Throwing cold water on this year’s Digital Content NewFronts, some analysts doubt whether the glitzy events will have any tangible impact on video ad budgets.
“We doubt that
meaningful ad budgets shift to the Web because of the presentations,” Pivotal Research Group’s Brian Wieser warns in a new report. “Any indications around ad budget commitments
emerging from these events are unlikely to reflect incremental ad spending.”
Just like the “upfront” events that TV networks have been hosting for years, the online media
industry introduced the Digital Content NewFronts, last year, in an effort to secure advance ad sales for video content.
The problem, as Wieser sees it, is that the Web still lacks the
measurement standards necessary to convince advertisers to commit TV-sized budgets.

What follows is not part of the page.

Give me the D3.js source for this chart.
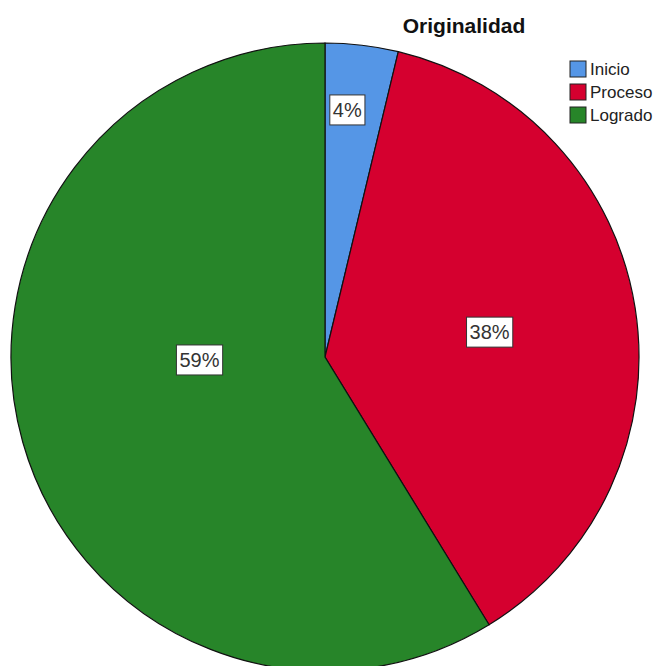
<!DOCTYPE html>
<html>
<head>
<meta charset="utf-8">
<script src="https://cdn.jsdelivr.net/npm/d3@7"></script>
<style>
  body { margin: 0; background: #fff; }
  svg { display: block; font-family: "Liberation Sans", Arial, sans-serif; }
</style>
</head>
<body>
<svg id="chart" width="656" height="666"></svg>
<script>
// data (counts, shown as %)
var categories = ["Inicio", "Proceso", "Logrado"];
var counts = [3, 30, 47];
var colors = ["#5596e6", "#d5002f", "#278529"];

// where SPSS put the % boxes: fraction of radius, shift from mid angle (deg)
var labelRadius = [0.79, 0.53, 0.40];
var labelShift = [-1.6, 0.4, 14.4];

var svg = d3.select("#chart"),
    cx = 325,
    cy = 357,
    radius = 314;

var total = d3.sum(counts);

var pie = d3.pie()
    .sort(null)
    .value(function(d) { return d; });

var arc = d3.arc()
    .outerRadius(radius)
    .innerRadius(0);

var g = svg.append("g")
    .attr("transform", "translate(" + cx + "," + cy + ")");

var slices = pie(counts);

g.selectAll(".slice")
    .data(slices)
    .enter().append("path")
    .attr("class", "slice")
    .attr("d", arc)
    .attr("fill", function(d, i) { return colors[i]; })
    .attr("stroke", "#111")
    .attr("stroke-width", 1.2);

// percent labels in white boxes
var labels = g.selectAll(".lbl")
    .data(slices)
    .enter().append("g")
    .attr("class", "lbl")
    .attr("transform", function(d, i) {
        var a = (d.startAngle + d.endAngle) / 2 + labelShift[i] * Math.PI / 180;
        var r = radius * labelRadius[i];
        return "translate(" + (r * Math.sin(a)) + "," + (-r * Math.cos(a)) + ")";
    });

labels.each(function(d) {
    var sel = d3.select(this);
    var t = sel.append("text")
        .attr("text-anchor", "middle")
        .attr("dy", "0.35em")
        .attr("font-size", "20px")
        .attr("fill", "#333")
        .text(Math.round(d.value / total * 100) + "%");
    var bb = t.node().getBBox();
    sel.insert("rect", "text")
        .attr("x", bb.x - 3)
        .attr("y", -15)
        .attr("width", bb.width + 6)
        .attr("height", 30)
        .attr("fill", "#fff")
        .attr("stroke", "#333")
        .attr("stroke-width", 1);
});

// title
svg.append("text")
    .attr("x", 464)
    .attr("y", 33)
    .attr("text-anchor", "middle")
    .attr("font-size", "21px")
    .attr("font-weight", "bold")
    .attr("fill", "#111")
    .text("Originalidad");

// legend
var legend = svg.append("g")
    .attr("transform", "translate(570,61)");

var item = legend.selectAll(".item")
    .data(categories)
    .enter().append("g")
    .attr("class", "item")
    .attr("transform", function(d, i) { return "translate(0," + (i * 23) + ")"; });

item.append("rect")
    .attr("width", 16)
    .attr("height", 16)
    .attr("fill", function(d, i) { return colors[i]; })
    .attr("stroke", "#222")
    .attr("stroke-width", 1);

item.append("text")
    .attr("x", 20)
    .attr("y", 8)
    .attr("dy", "0.35em")
    .attr("font-size", "17px")
    .attr("fill", "#222")
    .text(function(d) { return d; });
</script>
</body>
</html>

“Nielsen's OCR and XCR is helpful, but Google's lack of use of the standard is a source of
delay,” according to Wieser. “Agency-advertiser contracts need to better reflect execution costs associated with buying online video [and] workflows across platforms need to
simplify.”
Despite its great promise, desktop and laptop viewing of video amounted to just 4.3% of TV viewing (among consumers who watch any online video), according to recent Nielsen
data.
Universal McCann predicts that ad deals resulting from this year’s NewFronts could near $1 billion.
Skeptics, however, cite Pivotal Research data, which found that
online video ad revenue amounted to $1.3 billion in 2012. That said, Wieser conceded that NewFront events can have the positive effect of deepening relationships between sellers and buyers.
But, Wieser reiterated, the NewFronts are “mostly a sideshow.”